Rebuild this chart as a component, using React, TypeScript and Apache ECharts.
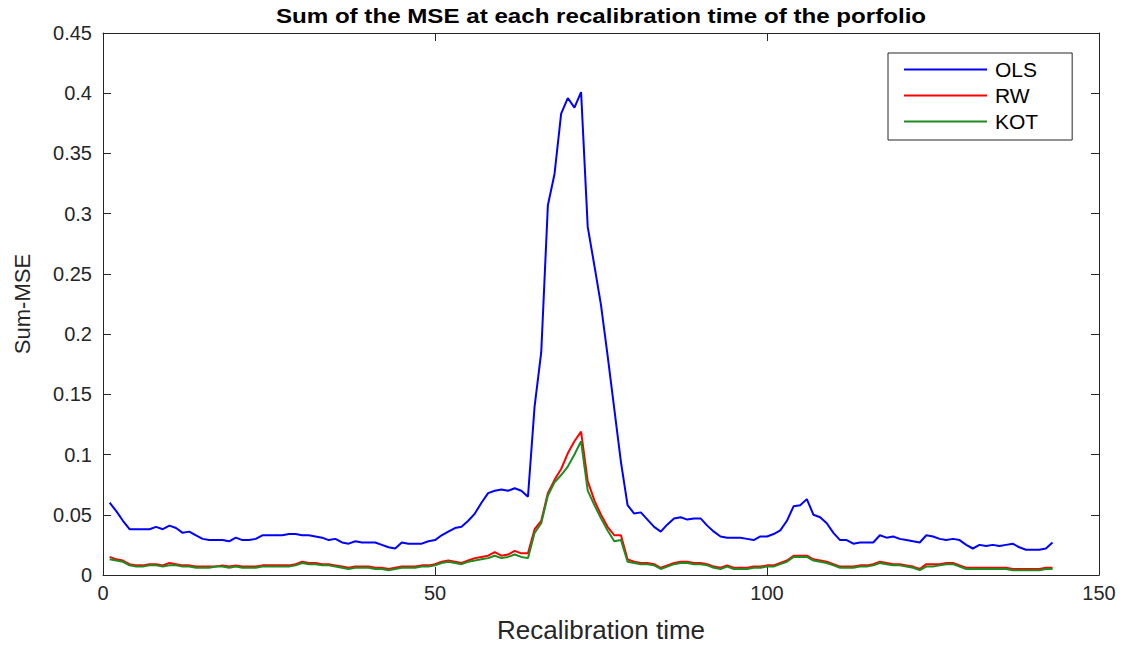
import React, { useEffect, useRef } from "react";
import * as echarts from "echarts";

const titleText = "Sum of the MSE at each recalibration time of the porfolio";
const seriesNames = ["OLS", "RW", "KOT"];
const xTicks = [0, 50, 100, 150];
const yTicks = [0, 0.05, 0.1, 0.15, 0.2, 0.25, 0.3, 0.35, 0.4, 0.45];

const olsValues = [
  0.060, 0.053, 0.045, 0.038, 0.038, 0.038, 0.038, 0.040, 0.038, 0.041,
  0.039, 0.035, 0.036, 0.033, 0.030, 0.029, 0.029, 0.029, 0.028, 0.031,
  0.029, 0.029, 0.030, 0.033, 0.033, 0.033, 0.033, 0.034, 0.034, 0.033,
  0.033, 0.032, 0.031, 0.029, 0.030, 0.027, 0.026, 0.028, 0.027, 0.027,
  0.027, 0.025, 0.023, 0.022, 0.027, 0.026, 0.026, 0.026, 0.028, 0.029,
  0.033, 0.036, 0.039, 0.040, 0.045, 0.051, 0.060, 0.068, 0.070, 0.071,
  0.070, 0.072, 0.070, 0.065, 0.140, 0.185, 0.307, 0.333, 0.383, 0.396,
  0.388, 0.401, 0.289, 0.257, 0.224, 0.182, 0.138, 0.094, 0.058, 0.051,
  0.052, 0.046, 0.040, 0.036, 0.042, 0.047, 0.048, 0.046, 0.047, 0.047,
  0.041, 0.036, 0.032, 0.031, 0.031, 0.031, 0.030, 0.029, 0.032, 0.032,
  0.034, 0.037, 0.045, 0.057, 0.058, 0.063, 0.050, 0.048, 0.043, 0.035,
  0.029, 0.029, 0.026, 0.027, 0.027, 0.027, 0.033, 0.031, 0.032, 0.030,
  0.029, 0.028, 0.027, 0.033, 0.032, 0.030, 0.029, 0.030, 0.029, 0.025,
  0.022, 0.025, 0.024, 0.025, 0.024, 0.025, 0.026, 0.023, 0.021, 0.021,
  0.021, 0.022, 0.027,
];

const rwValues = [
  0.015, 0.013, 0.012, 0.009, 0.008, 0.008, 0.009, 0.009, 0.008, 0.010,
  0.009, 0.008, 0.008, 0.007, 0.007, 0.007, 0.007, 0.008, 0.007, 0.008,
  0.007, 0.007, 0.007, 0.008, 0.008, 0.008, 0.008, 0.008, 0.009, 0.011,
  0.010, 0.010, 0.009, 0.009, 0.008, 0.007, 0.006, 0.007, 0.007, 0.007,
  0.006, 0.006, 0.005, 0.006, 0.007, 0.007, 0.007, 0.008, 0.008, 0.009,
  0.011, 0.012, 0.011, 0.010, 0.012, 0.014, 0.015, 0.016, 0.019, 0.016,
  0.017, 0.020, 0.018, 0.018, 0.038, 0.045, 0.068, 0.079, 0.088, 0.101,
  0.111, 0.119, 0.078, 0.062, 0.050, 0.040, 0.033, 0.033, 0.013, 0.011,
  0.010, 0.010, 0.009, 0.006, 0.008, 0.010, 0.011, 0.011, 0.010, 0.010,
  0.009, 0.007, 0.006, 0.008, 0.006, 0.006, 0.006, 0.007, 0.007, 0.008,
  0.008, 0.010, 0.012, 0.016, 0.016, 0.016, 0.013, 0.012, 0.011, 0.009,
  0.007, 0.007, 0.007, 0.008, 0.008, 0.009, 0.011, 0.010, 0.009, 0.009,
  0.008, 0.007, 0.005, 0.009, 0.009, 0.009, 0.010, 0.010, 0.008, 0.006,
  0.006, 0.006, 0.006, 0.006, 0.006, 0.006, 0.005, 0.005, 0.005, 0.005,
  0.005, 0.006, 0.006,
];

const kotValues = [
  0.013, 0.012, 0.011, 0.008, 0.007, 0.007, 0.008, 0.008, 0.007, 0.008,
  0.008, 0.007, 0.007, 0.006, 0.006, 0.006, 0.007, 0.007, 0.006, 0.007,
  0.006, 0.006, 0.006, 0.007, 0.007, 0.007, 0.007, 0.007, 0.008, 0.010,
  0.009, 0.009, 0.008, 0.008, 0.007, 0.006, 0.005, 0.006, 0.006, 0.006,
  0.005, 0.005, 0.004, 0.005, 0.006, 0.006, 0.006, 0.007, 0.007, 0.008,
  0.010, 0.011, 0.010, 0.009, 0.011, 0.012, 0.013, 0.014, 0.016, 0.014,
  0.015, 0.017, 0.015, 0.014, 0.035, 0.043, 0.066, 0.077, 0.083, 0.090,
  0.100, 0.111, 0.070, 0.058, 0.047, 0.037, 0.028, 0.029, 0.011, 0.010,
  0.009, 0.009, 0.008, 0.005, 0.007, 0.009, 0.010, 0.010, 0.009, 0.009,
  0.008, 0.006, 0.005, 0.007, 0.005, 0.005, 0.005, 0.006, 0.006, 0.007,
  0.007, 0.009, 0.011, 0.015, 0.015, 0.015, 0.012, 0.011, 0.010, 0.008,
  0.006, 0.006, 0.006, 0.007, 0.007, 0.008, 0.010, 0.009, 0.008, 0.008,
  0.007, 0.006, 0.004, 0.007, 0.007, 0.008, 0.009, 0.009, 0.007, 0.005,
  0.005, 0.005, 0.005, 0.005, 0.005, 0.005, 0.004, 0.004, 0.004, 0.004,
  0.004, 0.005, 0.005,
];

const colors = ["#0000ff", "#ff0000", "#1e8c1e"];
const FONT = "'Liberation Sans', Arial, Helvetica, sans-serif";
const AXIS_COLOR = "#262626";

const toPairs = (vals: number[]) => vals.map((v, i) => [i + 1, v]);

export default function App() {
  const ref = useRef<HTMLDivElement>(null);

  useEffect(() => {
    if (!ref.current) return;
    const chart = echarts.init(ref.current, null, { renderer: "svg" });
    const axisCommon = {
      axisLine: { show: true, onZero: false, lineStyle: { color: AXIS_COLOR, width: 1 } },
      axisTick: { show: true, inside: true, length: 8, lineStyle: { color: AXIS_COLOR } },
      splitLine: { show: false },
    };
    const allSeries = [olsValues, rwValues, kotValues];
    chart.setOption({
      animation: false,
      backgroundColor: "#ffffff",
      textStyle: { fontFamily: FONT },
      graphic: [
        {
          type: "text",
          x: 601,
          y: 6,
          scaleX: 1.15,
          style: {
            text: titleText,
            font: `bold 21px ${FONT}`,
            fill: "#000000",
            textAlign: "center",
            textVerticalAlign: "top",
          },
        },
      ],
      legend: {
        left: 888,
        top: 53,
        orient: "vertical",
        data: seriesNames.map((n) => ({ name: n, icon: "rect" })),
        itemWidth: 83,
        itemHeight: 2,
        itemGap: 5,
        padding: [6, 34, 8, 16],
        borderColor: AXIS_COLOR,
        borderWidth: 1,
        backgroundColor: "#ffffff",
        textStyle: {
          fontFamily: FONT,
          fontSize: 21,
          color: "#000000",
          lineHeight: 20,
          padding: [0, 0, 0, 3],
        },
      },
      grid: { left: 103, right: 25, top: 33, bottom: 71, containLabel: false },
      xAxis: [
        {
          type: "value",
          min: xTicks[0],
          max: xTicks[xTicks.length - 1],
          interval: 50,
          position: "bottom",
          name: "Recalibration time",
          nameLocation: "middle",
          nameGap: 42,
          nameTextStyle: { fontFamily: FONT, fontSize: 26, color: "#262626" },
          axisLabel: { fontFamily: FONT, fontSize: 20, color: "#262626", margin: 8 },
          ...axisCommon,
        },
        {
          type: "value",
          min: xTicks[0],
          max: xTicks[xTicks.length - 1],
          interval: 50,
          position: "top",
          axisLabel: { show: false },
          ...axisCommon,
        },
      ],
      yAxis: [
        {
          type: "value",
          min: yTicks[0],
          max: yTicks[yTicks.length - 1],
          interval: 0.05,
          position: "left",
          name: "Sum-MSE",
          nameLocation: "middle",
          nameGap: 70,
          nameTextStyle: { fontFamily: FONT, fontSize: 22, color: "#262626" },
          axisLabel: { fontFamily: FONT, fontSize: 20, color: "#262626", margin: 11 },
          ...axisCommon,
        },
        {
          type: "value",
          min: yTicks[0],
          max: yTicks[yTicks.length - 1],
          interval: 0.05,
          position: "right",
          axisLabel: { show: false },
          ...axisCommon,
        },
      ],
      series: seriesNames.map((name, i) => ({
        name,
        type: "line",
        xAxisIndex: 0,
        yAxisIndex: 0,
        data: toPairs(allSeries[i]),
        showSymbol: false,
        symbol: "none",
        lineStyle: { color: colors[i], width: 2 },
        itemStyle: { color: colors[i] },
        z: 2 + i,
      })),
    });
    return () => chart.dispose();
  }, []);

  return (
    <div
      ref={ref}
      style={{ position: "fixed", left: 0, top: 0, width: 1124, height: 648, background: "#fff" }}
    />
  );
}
________________________________________
Work instructions. Restate the data word for word from its first line through the line with "import * as", leaving out any picture along the way.

Response to this exercise.
Rebuild this chart as a component, using React, TypeScript and Apache ECharts.
import React, { useEffect, useRef } from "react";
import * as echarts from "echarts";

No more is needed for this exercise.